By Christian Kariuki | Guest Contributor
“Donda, Donda, Donda, Donda, Donda …”The 52 seconds of opening words of arguably the most anticipated hip-hop album of all time serve as a somber reminder about what 21-time Grammy Award-winning artist, Kanye West, made this project for in the first place: a eulogy for his late mother.
In November 2007, the death of professor Donda West changed West from a cheerful, shutter shade-wearing rapper to the hurt and troubled fashion icon we all know today.
Before the album was open for the public to hear, we already knew that this project would be unlike anything else from West.

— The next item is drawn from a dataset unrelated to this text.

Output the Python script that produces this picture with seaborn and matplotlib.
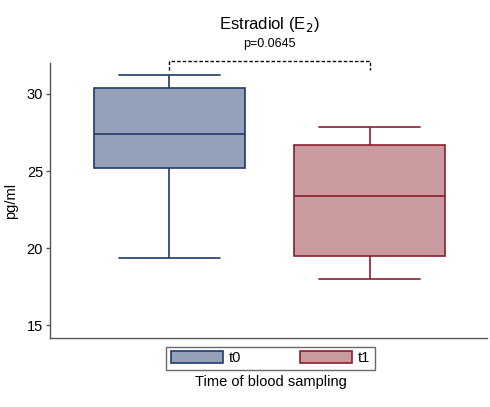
import pandas as pd
import matplotlib.pyplot as plt
from matplotlib.patches import Patch
import seaborn as sns

# ── DATA ──────────────────────────────────────────────────────────────────────
# five-number summaries (min, q1, median, q3, max)
times = ["t0", "t1"]
t0_vals = [19.35, 25.2, 27.4, 30.4, 31.25]
t1_vals = [18.0, 19.5, 23.4, 26.7, 27.85]
p_text = "p=0.0645"

fills = {"t0": "#95a1b8", "t1": "#c99a9e"}
edges = {"t0": "#1f3a6c", "t1": "#8c1e2b"}

df = pd.DataFrame({
    "time": ["t0"] * len(t0_vals) + ["t1"] * len(t1_vals),
    "value": t0_vals + t1_vals,
})

# ── SETUP ─────────────────────────────────────────────────────────────────────
sns.set_theme(style="white")
plt.rcParams["font.family"] = ["Liberation Sans", "DejaVu Sans"]
plt.rcParams.update({"text.color": "black", "axes.labelcolor": "black",
                     "ytick.color": "black", "xtick.color": "black"})

fig = plt.figure(figsize=(4.9, 4.07), dpi=100)
ax = fig.add_axes([0.102, 0.17, 0.892, 0.675])

for t in times:
    sns.boxplot(data=df[df["time"] == t], x="time", y="value", order=times,
                color=fills[t], linecolor=edges[t], linewidth=1.2,
                width=0.755, whis=(0, 100), saturation=1,
                capwidths=0.505, ax=ax)

ax.set_xlim(-0.595, 1.585)
ax.set_ylim(14.2, 32.0)
ax.set_yticks([15, 20, 25, 30])
ax.set_xticks([])
ax.set_xlabel("")
ax.set_ylabel("pg/ml", fontsize=10.5, labelpad=6)
ax.tick_params(axis="y", left=True, length=3, width=1, color="#555555",
               labelsize=10.5, pad=2)
for side in ["top", "right"]:
    ax.spines[side].set_visible(False)
for side in ["left", "bottom"]:
    ax.spines[side].set_color("#555555")
    ax.spines[side].set_linewidth(1)

# title and significance bracket
fig.text(0.55, 0.94, "Estradiol (E$_2$)", ha="center", va="center", fontsize=12)
fig.text(0.55, 0.892, p_text, ha="center", va="center", fontsize=9)
x0, x1 = times.index("t0"), times.index("t1")
ax.plot([x0, x0, x1, x1], [31.55, 32.12, 32.12, 31.55], color="black",
        linestyle=(0, (2.5, 1.5)), linewidth=1, clip_on=False)

# legend below the axes
handles = [Patch(facecolor=fills[t], edgecolor=edges[t], linewidth=1.2, label=t)
           for t in times]
leg = fig.legend(handles=handles, loc="center", bbox_to_anchor=(0.552, 0.12),
                 ncol=2, frameon=True, fontsize=10.5, handlelength=3.6,
                 handleheight=0.9, columnspacing=4.0, handletextpad=0.4,
                 borderpad=0.3, fancybox=False)
leg.get_frame().set_edgecolor("#444444")
leg.get_frame().set_linewidth(1)
fig.text(0.552, 0.061, "Time of blood sampling", ha="center", va="center",
         fontsize=10.5)

plt.savefig("out.png", dpi=100)
plt.close()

By far his longest album, in terms of tracklist and runtime, there is so much that has happened to West since the release of his 2019 gospel album, “Jesus is King.” West has gone through mental institutions, becoming hip-hop’s second billionaire and most notably, his divorce from Kim Kardashian.
Through 26 songs we hear the heartaches, the celebrations, the joy and the pain as if West is asking his late mother for help during these troubling times in his life.

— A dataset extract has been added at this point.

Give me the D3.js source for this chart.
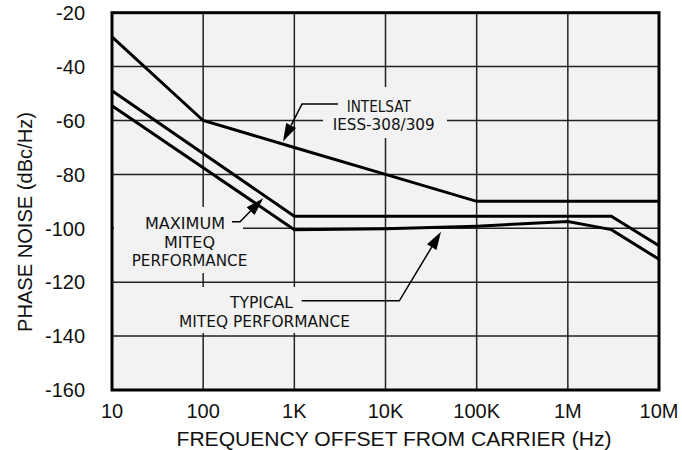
<!DOCTYPE html>
<html>
<head>
<meta charset="utf-8">
<script src="https://cdn.jsdelivr.net/npm/d3@7"></script>
<style>
  html, body { margin: 0; padding: 0; background: #fff; }
  svg { display: block; }
</style>
</head>
<body>
<svg id="chart" width="682" height="450"></svg>
<script>
// ---- data ----
const xTicks = [10, 100, 1000, 10000, 100000, 1000000, 10000000];
const xTickLabels = ["10", "100", "1K", "10K", "100K", "1M", "10M"];
const yTicks = [-20, -40, -60, -80, -100, -120, -140, -160];
const yTickLabels = ["-20", "-40", "-60", "-80", "-100", "-120", "-140", "-160"];

const intelsatFreq = [10, 100, 1000, 10000, 100000, 10000000];
const intelsatVals = [-29, -60, -70, -80, -90, -90];

const maximumFreq = [10, 1000, 3000000, 10000000];
const maximumVals = [-49, -95.5, -95.5, -106.5];

const typicalFreq = [10, 1000, 10000, 100000, 1000000, 3000000, 10000000];
const typicalVals = [-54.5, -100.5, -100.2, -99.2, -97.5, -100.5, -111.5];

const xTitle = "FREQUENCY OFFSET FROM CARRIER (Hz)";
const yTitle = "PHASE NOISE (dBc/Hz)";

// ---- layout ----
const L = 112, R = 659, T = 12.7, B = 390;
const svg = d3.select("#chart");
const x = d3.scaleLog().domain([10, 1e7]).range([L, R]);
const y = d3.scaleLinear().domain([-160, -20]).range([B, T]);

const axisFont = "'Liberation Sans', Arial, Helvetica, sans-serif";
const noteFont = "'Liberation Sans Narrow', 'DejaVu Sans Condensed', 'Roboto Condensed', sans-serif";

// plot background
svg.append("rect").attr("x", L).attr("y", T).attr("width", R - L).attr("height", B - T)
  .attr("fill", "#f2f2f2");

// grid
const g = svg.append("g").attr("stroke", "#222").attr("stroke-width", 1.5);
g.selectAll("line.vx").data(xTicks.slice(1, -1)).join("line")
  .attr("x1", d => x(d)).attr("x2", d => x(d)).attr("y1", T).attr("y2", B);
g.selectAll("line.hy").data(yTicks.slice(1, -1)).join("line")
  .attr("x1", L).attr("x2", R).attr("y1", d => y(d)).attr("y2", d => y(d));

// label background patches (interrupt the grid)
const patches = [
  {x: 323, y: 87, w: 124, h: 51},
  {x: 114, y: 207, w: 129, h: 66},
  {x: 170, y: 287, w: 185, h: 46}
];
svg.selectAll("rect.patch").data(patches).join("rect")
  .attr("x", d => d.x).attr("y", d => d.y).attr("width", d => d.w).attr("height", d => d.h)
  .attr("fill", "#f2f2f2");

// curves
const line = d3.line().x(d => x(d[0])).y(d => y(d[1]));
const series = [
  d3.zip(intelsatFreq, intelsatVals),
  d3.zip(maximumFreq, maximumVals),
  d3.zip(typicalFreq, typicalVals)
];
svg.selectAll("path.curve").data(series).join("path")
  .attr("d", line).attr("fill", "none").attr("stroke", "#000")
  .attr("stroke-width", 3).attr("stroke-linejoin", "miter");

// border
svg.append("rect").attr("x", L).attr("y", T).attr("width", R - L).attr("height", B - T)
  .attr("fill", "none").attr("stroke", "#000").attr("stroke-width", 3);

// tick labels
svg.selectAll("text.yt").data(yTicks).join("text")
  .attr("x", 85).attr("y", d => y(d)).attr("dy", "0.36em")
  .attr("text-anchor", "end").attr("font-family", axisFont).attr("font-size", 20)
  .attr("fill", "#111").text((d, i) => yTickLabels[i]);
svg.selectAll("text.xt").data(xTicks).join("text")
  .attr("x", d => x(d)).attr("y", 418)
  .attr("text-anchor", "middle").attr("font-family", axisFont).attr("font-size", 20)
  .attr("fill", "#111").text((d, i) => xTickLabels[i]);

// axis titles
svg.append("text").attr("x", 394).attr("y", 446).attr("text-anchor", "middle")
  .attr("font-family", axisFont).attr("font-size", 20.5).attr("fill", "#111")
  .attr("textLength", 435).attr("lengthAdjust", "spacingAndGlyphs").text(xTitle);
svg.append("text").attr("transform", "translate(32,222) rotate(-90)")
  .attr("text-anchor", "middle").attr("font-family", axisFont).attr("font-size", 20)
  .attr("fill", "#111").attr("textLength", 220).attr("lengthAdjust", "spacingAndGlyphs")
  .text(yTitle);

// annotation texts
const notes = [
  {t: "INTELSAT", x: 346.7, y: 112, w: 64},
  {t: "IESS-308/309", x: 332.7, y: 130, w: 102},
  {t: "MAXIMUM", x: 145, y: 229.3, w: 80},
  {t: "MITEQ", x: 164, y: 247.5, w: 51},
  {t: "PERFORMANCE", x: 131.7, y: 266, w: 115.6},
  {t: "TYPICAL", x: 230, y: 308.3, w: 63},
  {t: "MITEQ PERFORMANCE", x: 179, y: 326.6, w: 171}
];
svg.selectAll("text.note").data(notes).join("text")
  .attr("x", d => d.x).attr("y", d => d.y)
  .attr("font-family", noteFont).attr("font-size", 16).attr("fill", "#111")
  .attr("textLength", d => d.w).attr("lengthAdjust", "spacingAndGlyphs")
  .text(d => d.t);

// leaders with arrowheads
const leaders = [
  {pts: [[338, 104], [302, 104], [283, 141.5]]},
  {pts: [[232, 221.7], [240, 221.7], [263.3, 198.3]]},
  {pts: [[301.7, 300.8], [399.3, 300.8], [441, 231.7]]}
];
const lg = svg.append("g");
leaders.forEach(l => {
  const p = l.pts;
  const tip = p[p.length - 1], prev = p[p.length - 2];
  const dx = tip[0] - prev[0], dy = tip[1] - prev[1];
  const len = Math.hypot(dx, dy);
  const ux = dx / len, uy = dy / len;
  const ah = 18, aw = 5.5;
  const bx = tip[0] - ux * ah, by = tip[1] - uy * ah;
  const linePts = p.slice(0, -1).concat([[bx, by]]);
  lg.append("path").attr("d", d3.line()(linePts)).attr("fill", "none")
    .attr("stroke", "#000").attr("stroke-width", 1.5);
  const tri = [[tip[0], tip[1]], [bx - uy * aw, by + ux * aw], [bx + uy * aw, by - ux * aw]];
  lg.append("path").attr("d", d3.line()(tri) + "Z").attr("fill", "#000");
});
</script>
</body>
</html>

Musically, this album is still very unique compared to other West albums. West has never been a stranger to setting himself apart with genius production, but the list of features that he collected for this album seems to be a high point for most listeners, bringing in a mix of new school sounding artists such as Playboi Carti, Fivio Foreign, Roddy Rich and seasoned Gen X lyricists such as Griselda and Jay Electronica.
As West speaks on his struggles within his family, the mourning of his late mother and his faith, it is nice to hear the guest artists be equally vulnerable, which is something we don’t normally get to hear from them.

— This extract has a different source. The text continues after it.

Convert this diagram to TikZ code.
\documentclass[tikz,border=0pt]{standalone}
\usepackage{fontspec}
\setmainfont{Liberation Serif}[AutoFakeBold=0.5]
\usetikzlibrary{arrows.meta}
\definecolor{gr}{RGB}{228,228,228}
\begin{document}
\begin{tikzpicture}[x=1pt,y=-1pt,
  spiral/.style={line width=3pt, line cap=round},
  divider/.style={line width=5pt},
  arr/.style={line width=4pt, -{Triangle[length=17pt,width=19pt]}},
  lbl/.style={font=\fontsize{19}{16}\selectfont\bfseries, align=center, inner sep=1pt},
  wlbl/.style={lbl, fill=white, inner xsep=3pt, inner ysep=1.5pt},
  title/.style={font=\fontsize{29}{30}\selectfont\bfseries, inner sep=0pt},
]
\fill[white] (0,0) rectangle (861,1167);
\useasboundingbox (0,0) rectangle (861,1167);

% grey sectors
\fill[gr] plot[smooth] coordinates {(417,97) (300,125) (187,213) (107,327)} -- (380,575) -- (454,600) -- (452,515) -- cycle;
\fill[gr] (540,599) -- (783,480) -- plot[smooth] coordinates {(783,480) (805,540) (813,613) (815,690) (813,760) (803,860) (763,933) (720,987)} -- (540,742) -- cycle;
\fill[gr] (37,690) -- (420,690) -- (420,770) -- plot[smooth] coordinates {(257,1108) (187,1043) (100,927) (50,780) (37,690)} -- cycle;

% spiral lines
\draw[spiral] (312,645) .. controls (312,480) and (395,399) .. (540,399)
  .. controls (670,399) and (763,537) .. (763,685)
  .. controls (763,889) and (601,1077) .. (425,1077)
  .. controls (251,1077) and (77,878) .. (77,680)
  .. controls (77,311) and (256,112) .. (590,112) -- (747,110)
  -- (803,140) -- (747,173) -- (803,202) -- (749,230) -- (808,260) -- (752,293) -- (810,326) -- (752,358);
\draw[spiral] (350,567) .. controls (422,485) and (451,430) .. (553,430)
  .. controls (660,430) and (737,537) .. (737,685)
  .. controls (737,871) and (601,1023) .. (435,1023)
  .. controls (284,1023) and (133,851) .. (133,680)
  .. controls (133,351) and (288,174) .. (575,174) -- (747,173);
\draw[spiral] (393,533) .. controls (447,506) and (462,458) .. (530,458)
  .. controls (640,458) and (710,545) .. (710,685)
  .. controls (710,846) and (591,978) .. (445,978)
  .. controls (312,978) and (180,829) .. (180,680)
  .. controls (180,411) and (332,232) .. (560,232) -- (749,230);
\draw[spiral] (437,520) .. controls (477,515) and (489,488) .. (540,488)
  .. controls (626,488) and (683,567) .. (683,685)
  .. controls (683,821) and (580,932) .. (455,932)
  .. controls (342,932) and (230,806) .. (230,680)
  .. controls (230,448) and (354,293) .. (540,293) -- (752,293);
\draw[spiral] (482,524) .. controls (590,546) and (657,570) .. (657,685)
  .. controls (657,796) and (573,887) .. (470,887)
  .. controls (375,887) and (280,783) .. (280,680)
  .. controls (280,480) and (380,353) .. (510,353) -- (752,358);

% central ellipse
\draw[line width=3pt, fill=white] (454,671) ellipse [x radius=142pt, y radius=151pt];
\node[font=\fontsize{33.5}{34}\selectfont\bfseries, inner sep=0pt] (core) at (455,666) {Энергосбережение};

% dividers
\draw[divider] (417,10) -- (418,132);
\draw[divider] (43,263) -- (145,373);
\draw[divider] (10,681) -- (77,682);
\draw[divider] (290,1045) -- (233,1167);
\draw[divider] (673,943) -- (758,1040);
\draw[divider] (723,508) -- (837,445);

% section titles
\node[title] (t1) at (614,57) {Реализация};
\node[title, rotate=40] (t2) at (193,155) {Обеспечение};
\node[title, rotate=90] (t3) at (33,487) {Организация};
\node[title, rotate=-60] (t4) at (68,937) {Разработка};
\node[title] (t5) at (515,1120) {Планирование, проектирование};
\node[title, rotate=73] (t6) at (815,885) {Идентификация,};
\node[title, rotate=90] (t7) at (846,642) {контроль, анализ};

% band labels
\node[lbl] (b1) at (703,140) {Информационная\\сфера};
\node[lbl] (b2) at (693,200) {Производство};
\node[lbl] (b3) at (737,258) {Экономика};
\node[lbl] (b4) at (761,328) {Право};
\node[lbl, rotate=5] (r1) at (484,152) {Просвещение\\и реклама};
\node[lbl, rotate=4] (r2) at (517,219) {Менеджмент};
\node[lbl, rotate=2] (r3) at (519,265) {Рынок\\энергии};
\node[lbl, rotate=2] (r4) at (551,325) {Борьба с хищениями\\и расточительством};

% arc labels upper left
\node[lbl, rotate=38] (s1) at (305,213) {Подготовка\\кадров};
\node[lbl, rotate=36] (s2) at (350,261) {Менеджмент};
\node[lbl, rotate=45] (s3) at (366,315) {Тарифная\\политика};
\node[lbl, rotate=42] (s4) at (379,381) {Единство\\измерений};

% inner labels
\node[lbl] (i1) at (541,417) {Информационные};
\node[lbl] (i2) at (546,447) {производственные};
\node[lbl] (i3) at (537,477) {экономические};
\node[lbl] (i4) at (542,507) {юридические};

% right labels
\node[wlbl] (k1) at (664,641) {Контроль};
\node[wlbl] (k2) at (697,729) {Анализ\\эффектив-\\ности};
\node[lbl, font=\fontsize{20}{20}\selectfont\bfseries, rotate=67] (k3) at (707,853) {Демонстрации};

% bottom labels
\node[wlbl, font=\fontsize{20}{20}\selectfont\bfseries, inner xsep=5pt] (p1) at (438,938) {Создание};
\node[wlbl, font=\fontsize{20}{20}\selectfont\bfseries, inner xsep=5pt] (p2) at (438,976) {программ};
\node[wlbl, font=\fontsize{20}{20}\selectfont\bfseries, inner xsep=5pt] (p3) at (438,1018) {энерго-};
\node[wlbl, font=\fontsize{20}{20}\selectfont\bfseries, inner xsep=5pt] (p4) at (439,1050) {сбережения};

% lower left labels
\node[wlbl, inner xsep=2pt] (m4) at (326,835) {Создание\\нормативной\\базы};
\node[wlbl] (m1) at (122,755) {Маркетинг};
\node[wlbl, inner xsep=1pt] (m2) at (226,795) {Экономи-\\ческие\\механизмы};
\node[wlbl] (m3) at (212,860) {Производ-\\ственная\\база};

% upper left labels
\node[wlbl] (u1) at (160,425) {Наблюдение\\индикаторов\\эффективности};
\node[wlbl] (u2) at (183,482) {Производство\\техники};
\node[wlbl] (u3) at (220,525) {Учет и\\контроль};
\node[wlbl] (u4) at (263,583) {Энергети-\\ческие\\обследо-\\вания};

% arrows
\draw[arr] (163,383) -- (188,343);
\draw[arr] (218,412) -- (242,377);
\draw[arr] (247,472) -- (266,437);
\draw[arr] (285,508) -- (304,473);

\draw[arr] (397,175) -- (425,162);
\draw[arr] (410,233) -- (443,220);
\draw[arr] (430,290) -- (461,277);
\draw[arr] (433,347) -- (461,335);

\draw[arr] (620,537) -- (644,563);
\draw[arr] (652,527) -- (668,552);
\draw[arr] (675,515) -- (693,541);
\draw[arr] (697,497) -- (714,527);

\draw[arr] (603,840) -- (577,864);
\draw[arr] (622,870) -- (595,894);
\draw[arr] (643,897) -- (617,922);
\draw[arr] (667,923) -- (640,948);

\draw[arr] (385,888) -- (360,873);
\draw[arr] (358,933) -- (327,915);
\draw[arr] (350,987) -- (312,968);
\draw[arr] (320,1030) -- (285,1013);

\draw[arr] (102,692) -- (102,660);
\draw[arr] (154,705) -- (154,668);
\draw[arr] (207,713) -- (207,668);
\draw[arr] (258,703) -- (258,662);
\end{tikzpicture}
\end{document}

As for the buildup of the album, this is where “Donda” sets itself apart from any other project in music history. Over three years of speculation on this album, West did not do any advertising for the album outside of his own Instagram page and listening parties. The listening parties were unlike anything seen before. As mentioned before, West is a new billionaire, which allowed him to use the Mercedes-Benz Stadium in Atlanta for his first two pre-album release listening parties.
After the initial event, fans assumed that West was set to drop the album that night, but anyone who has been listening to West for years can tell you to never expect a Kanye album to be released until it’s already downloaded on your phone.
After moving into the Mercedes-Benz Stadium and reportedly paying a hefty rental fee of $150,000 per day for weeks, West held the second listening party. The album again did not drop until after the third listening event in his hometown of Chicago.
Overall, I dare say this album is a masterpiece. From heart-warming tracks such as “Moon,” bittersweet melodies like “24” and aggressive rants such as “Off the Grid,” West again has shown us why he is the man he is today, despite what is said about him.